● Directions: Give an exact transcription of every line, dropping the images.

※

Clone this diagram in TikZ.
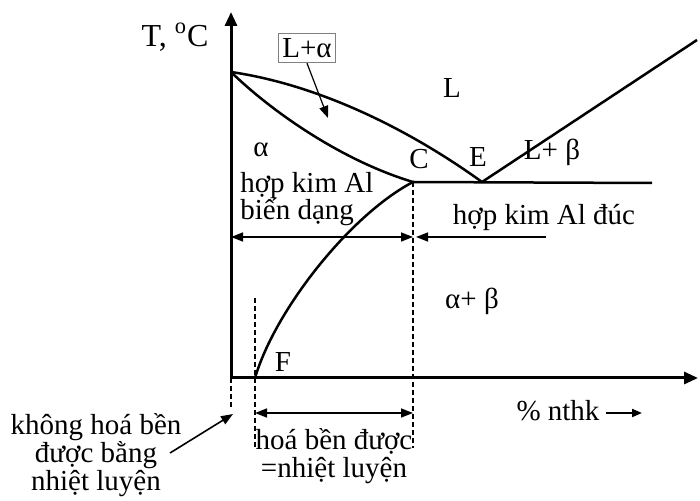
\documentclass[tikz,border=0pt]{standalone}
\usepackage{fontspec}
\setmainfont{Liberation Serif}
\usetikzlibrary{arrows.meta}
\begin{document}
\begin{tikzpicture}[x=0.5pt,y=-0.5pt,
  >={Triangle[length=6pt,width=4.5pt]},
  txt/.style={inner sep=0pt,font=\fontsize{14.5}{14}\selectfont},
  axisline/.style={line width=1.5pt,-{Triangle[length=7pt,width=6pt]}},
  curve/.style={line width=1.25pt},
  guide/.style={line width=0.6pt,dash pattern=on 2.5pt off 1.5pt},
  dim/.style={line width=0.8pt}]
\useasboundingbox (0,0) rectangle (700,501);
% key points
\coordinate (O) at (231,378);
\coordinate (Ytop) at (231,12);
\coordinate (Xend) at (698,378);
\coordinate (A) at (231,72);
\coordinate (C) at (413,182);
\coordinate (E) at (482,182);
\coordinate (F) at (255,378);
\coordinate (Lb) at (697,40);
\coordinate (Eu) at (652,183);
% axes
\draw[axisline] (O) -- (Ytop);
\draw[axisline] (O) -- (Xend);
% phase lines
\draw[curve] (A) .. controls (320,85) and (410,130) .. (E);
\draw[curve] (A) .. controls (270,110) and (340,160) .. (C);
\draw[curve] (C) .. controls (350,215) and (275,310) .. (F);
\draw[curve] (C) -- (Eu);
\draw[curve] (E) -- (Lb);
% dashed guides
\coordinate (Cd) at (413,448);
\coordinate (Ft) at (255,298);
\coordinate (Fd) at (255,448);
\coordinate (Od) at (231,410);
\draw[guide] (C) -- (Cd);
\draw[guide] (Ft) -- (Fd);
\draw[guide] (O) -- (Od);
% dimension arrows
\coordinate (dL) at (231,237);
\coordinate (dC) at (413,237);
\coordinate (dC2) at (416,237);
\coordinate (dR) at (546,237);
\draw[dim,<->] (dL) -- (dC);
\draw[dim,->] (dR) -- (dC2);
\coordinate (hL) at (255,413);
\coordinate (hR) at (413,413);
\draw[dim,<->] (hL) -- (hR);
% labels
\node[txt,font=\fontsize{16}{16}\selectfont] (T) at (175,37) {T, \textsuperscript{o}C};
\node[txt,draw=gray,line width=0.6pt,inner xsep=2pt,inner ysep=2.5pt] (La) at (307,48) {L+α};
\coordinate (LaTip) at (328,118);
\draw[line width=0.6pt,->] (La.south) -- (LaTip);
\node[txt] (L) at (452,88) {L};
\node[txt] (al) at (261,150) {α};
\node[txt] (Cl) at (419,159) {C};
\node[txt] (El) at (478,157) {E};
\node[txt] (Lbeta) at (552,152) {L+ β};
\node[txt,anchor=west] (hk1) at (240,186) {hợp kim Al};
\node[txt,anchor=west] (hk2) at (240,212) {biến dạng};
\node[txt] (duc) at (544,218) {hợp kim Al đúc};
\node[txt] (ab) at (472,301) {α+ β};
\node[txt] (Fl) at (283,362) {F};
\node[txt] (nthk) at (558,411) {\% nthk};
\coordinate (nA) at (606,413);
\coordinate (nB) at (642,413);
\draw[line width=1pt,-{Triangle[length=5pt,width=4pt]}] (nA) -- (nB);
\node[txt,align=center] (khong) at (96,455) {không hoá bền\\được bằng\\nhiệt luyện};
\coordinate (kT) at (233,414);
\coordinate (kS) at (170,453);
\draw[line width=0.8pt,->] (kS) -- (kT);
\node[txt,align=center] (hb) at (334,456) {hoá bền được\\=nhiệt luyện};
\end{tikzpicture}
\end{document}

※

● Correct answer:
Clone this diagram in TikZ.
\documentclass[tikz,border=0pt]{standalone}
\usepackage{fontspec}
\setmainfont{Liberation Serif}
\usetikzlibrary{arrows.meta}
\begin{document}
\begin{tikzpicture}[x=0.5pt,y=-0.5pt,
  >={Triangle[length=6pt,width=4.5pt]},
  txt/.style={inner sep=0pt,font=\fontsize{14.5}{14}\selectfont},
  axisline/.style={line width=1.5pt,-{Triangle[length=7pt,width=6pt]}},
  curve/.style={line width=1.25pt},
  guide/.style={line width=0.6pt,dash pattern=on 2.5pt off 1.5pt},
  dim/.style={line width=0.8pt}]
\useasboundingbox (0,0) rectangle (700,501);
% key points
\coordinate (O) at (231,378);
\coordinate (Ytop) at (231,12);
\coordinate (Xend) at (698,378);
\coordinate (A) at (231,72);
\coordinate (C) at (413,182);
\coordinate (E) at (482,182);
\coordinate (F) at (255,378);
\coordinate (Lb) at (697,40);
\coordinate (Eu) at (652,183);
% axes
\draw[axisline] (O) -- (Ytop);
\draw[axisline] (O) -- (Xend);
% phase lines
\draw[curve] (A) .. controls (320,85) and (410,130) .. (E);
\draw[curve] (A) .. controls (270,110) and (340,160) .. (C);
\draw[curve] (C) .. controls (350,215) and (275,310) .. (F);
\draw[curve] (C) -- (Eu);
\draw[curve] (E) -- (Lb);
% dashed guides
\coordinate (Cd) at (413,448);
\coordinate (Ft) at (255,298);
\coordinate (Fd) at (255,448);
\coordinate (Od) at (231,410);
\draw[guide] (C) -- (Cd);
\draw[guide] (Ft) -- (Fd);
\draw[guide] (O) -- (Od);
% dimension arrows
\coordinate (dL) at (231,237);
\coordinate (dC) at (413,237);
\coordinate (dC2) at (416,237);
\coordinate (dR) at (546,237);
\draw[dim,<->] (dL) -- (dC);
\draw[dim,->] (dR) -- (dC2);
\coordinate (hL) at (255,413);
\coordinate (hR) at (413,413);
\draw[dim,<->] (hL) -- (hR);
% labels
\node[txt,font=\fontsize{16}{16}\selectfont] (T) at (175,37) {T, \textsuperscript{o}C};
\node[txt,draw=gray,line width=0.6pt,inner xsep=2pt,inner ysep=2.5pt] (La) at (307,48) {L+α};
\coordinate (LaTip) at (328,118);
\draw[line width=0.6pt,->] (La.south) -- (LaTip);
\node[txt] (L) at (452,88) {L};
\node[txt] (al) at (261,150) {α};
\node[txt] (Cl) at (419,159) {C};
\node[txt] (El) at (478,157) {E};
\node[txt] (Lbeta) at (552,152) {L+ β};
\node[txt,anchor=west] (hk1) at (240,186) {hợp kim Al};
\node[txt,anchor=west] (hk2) at (240,212) {biến dạng};
\node[txt] (duc) at (544,218) {hợp kim Al đúc};
\node[txt] (ab) at (472,301) {α+ β};
\node[txt] (Fl) at (283,362) {F};
\node[txt] (nthk) at (558,411) {\% nthk};
\coordinate (nA) at (606,413);
\coordinate (nB) at (642,413);
\draw[line width=1pt,-{Triangle[length=5pt,width=4pt]}] (nA) -- (nB);
\node[txt,align=center] (khong) at (96,455) {không hoá bền\\được bằng\\nhiệt luyện};
\coordinate (kT) at (233,414);
\coordinate (kS) at (170,453);
\draw[line width=0.8pt,->] (kS) -- (kT);
\node[txt,align=center] (hb) at (334,456) {hoá bền được\\=nhiệt luyện};
\end{tikzpicture}
\end{document}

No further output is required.